Turning to characterisation in Darkening Glass, it's rather one-dimensional. Stephen Dunheved, who temporarily rescued Edward from Berkeley in 1327 and joined the earl of Kent's plot in 1330, and is a Dominican friar here, is "a wolf disguised as a lamb," a fanatic, devious and evil; even in his author's note, Doherty calls him a "real and very sinister figure." Err, why was Dunheved 'sinister'? No idea. Edward II is a feeble brainless idiot; Piers Gaveston has "a heart full of murderous deceit"; the Beaumont siblings Henry, Louis and Isabella, relatives of both Edward II and his queen, are an "unholy trinity, those imps of Satan, falseness incarnate..."; the earl of Warwick is "violent and malicious...the devil at the feast"; the earl of Hereford is fat and stupid; Isabella's father Philippe IV of France and her three brothers are evil and nasty and sex abusers to boot. Edward III is mentioned briefly in the prologue, and has been depicted in previous Doherty novels as - bizarrely - some kind of raving psychopath. (From Cup of Ghosts: "The king ordered me here screaming, his foam-flecked lips curling like those of a snarling dog.") The Mathilde novels are plot-driven rather than character-driven, but still, I'd hoped for more subtle characterisation than this. Pretty well all the characters in the series except Isabella, Mathilde herself and her lover Demontaigu are horrible and/or evil and/or stupid (with the exception of Margaret de Clare, who's a bland "little mouse"), and Isabella is, completely implausibly, perfect and wonderful with no character flaws whatsoever. (As well as being incredibly amazingly beautiful and and having a gorgeous desirable beautiful body, in case you hadn't noticed.)
In Death Of A King, Doherty changed Edward III's date of birth by eight months in order to make Roger Mortimer his real father. (AGH!!!!) In Darkening Glass he graciously allows Edward II to be the father of his own son, but we do get a passage that made me snort with laughter:
"In the February of 1312, the favourite's wife, that little mouse, the sanctimonious and ever pious Margaret de Clare, gave birth to a girl child. Six weeks later, Isabella announced to a delighted court that she too was expecting a child. I had known this since the Feast of the Epiphany [6 January]. I advised the queen that she was to be a mother: her courses had stopped for at least three months…"

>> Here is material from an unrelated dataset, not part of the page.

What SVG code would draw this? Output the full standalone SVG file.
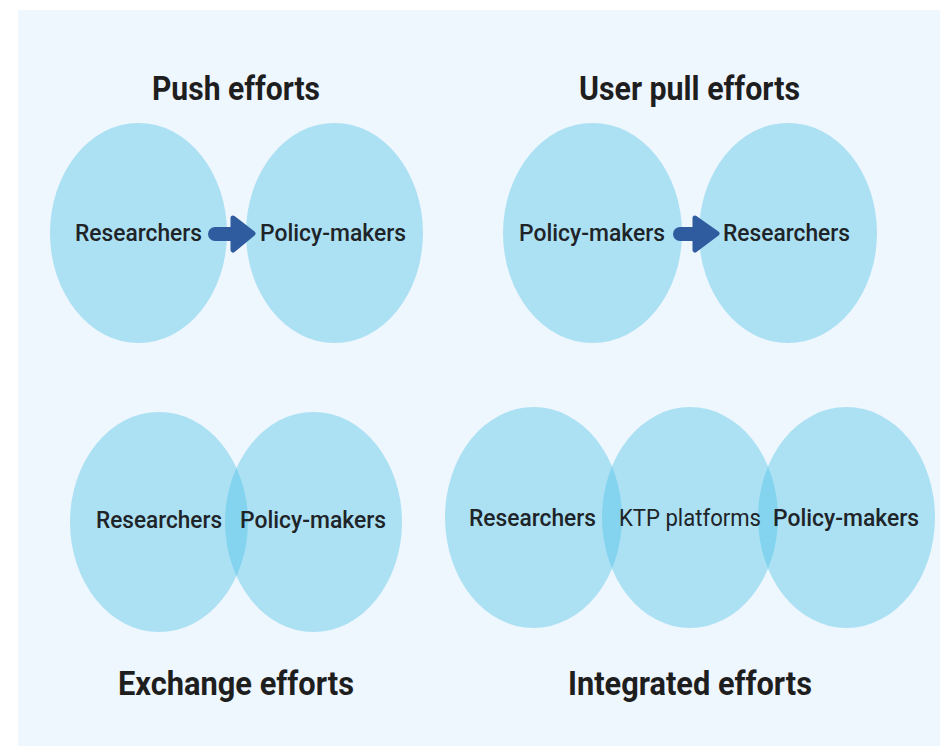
<svg xmlns="http://www.w3.org/2000/svg" width="940" height="746" viewBox="0 0 940 746">
  <defs>
    <style>
      .panel { fill: #EEF6FE; }
      .blob { fill: #ACE1F4; }
      .lens { fill: #84D4EF; }
      .title { font-family: Roboto, "Liberation Sans", sans-serif; font-weight: 700; font-size: 33px; fill: #1E1E1E; }
      .label { font-family: Roboto, "Liberation Sans", sans-serif; font-weight: 500; font-size: 23px; fill: #1E2428; }
      .label.light { font-weight: 400; }
      .shaft { stroke: #2F5B9F; stroke-width: 14; stroke-linecap: round; fill: none; }
      .head { fill: #2F5B9F; stroke: #2F5B9F; stroke-width: 5; stroke-linejoin: round; }
    </style>
    <clipPath id="clipExR"><ellipse cx="159" cy="522" rx="89" ry="110"/></clipPath>
    <clipPath id="clipInA"><ellipse cx="533.5" cy="517.5" rx="88.5" ry="110.5"/></clipPath>
    <clipPath id="clipInB"><ellipse cx="690" cy="517.5" rx="88" ry="110.5"/></clipPath>
  </defs>

  <rect class="panel" x="18" y="10" width="922" height="736"/>

  <!-- Push efforts -->
  <g id="push">
    <text class="title" x="152" y="100" textLength="168" lengthAdjust="spacingAndGlyphs">Push efforts</text>
    <g id="push-researchers">
      <ellipse class="blob" cx="138.5" cy="233" rx="88.5" ry="110"/>
      <text class="label" x="75" y="241" textLength="127" lengthAdjust="spacingAndGlyphs">Researchers</text>
    </g>
    <g id="push-policy">
      <ellipse class="blob" cx="334.5" cy="233" rx="88.5" ry="110"/>
      <text class="label" x="260" y="241" textLength="146" lengthAdjust="spacingAndGlyphs">Policy-makers</text>
    </g>
  </g>

  <!-- User pull efforts -->
  <g id="pull">
    <text class="title" x="579" y="100" textLength="221" lengthAdjust="spacingAndGlyphs">User pull efforts</text>
    <g id="pull-policy">
      <ellipse class="blob" cx="592.5" cy="233" rx="89.5" ry="110"/>
      <text class="label" x="519" y="241" textLength="146" lengthAdjust="spacingAndGlyphs">Policy-makers</text>
    </g>
    <g id="pull-researchers">
      <ellipse class="blob" cx="788" cy="233" rx="89" ry="110"/>
      <text class="label" x="723" y="241" textLength="127" lengthAdjust="spacingAndGlyphs">Researchers</text>
    </g>
  </g>

  <!-- Exchange efforts -->
  <g id="exchange">
    <g id="exchange-researchers">
      <ellipse class="blob" cx="159" cy="522" rx="89" ry="110"/>
    </g>
    <g id="exchange-policy">
      <ellipse class="blob" cx="313.5" cy="522" rx="88.5" ry="110"/>
    </g>
    <ellipse class="lens" cx="313.5" cy="522" rx="88.5" ry="110" clip-path="url(#clipExR)"/>
    <text class="label" x="96" y="528" textLength="126" lengthAdjust="spacingAndGlyphs">Researchers</text>
    <text class="label" x="240" y="528" textLength="146" lengthAdjust="spacingAndGlyphs">Policy-makers</text>
    <text class="title" x="118" y="695" textLength="236" lengthAdjust="spacingAndGlyphs">Exchange efforts</text>
  </g>

  <!-- Integrated efforts -->
  <g id="integrated">
    <g id="integrated-researchers">
      <ellipse class="blob" cx="533.5" cy="517.5" rx="88.5" ry="110.5"/>
    </g>
    <g id="integrated-ktp">
      <ellipse class="blob" cx="690" cy="517.5" rx="88" ry="110.5"/>
    </g>
    <g id="integrated-policy">
      <ellipse class="blob" cx="846.5" cy="517.5" rx="88.5" ry="110.5"/>
    </g>
    <ellipse class="lens" cx="690" cy="517.5" rx="88" ry="110.5" clip-path="url(#clipInA)"/>
    <ellipse class="lens" cx="846.5" cy="517.5" rx="88.5" ry="110.5" clip-path="url(#clipInB)"/>
    <text class="label" x="469" y="526" textLength="127" lengthAdjust="spacingAndGlyphs">Researchers</text>
    <text class="label light" x="619" y="526" textLength="142" lengthAdjust="spacingAndGlyphs">KTP platforms</text>
    <text class="label" x="773" y="526" textLength="146" lengthAdjust="spacingAndGlyphs">Policy-makers</text>
    <text class="title" x="568" y="695" textLength="244" lengthAdjust="spacingAndGlyphs">Integrated efforts</text>
  </g>

  <!-- Connectors -->
  <g id="connectors">
    <line class="shaft" x1="215" y1="234" x2="236" y2="234"/>
    <polygon class="head" points="233,218 253,233.5 233,250"/>
    <line class="shaft" x1="680" y1="234" x2="698" y2="234"/>
    <polygon class="head" points="695,218 717,233.5 695,250"/>
  </g>
</svg>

Edward III was born on 13 November 1312, yet Mathilde knows at the beginning of January that Isabella is expecting - and it appears that Isabella's menstruation had ceased at least three months prior to that, so in September 1311. Blimey, that's a long pregnancy, isn't it?
Paul Doherty claims in his author's note that "The events of this novel are closely based on fact...". Unfortunately, I'd have to disagree with that. It's a slow-moving and rather implausible murder mystery based extremely loosely on real historical people and events. I often feel with Doherty that the speed with which he writes his books - several a year - has a negative impact on their quality, and I don't think The Darkening Glass is one of his better ones. Probably a good idea to go back to one of his Hugh Corbett novels instead.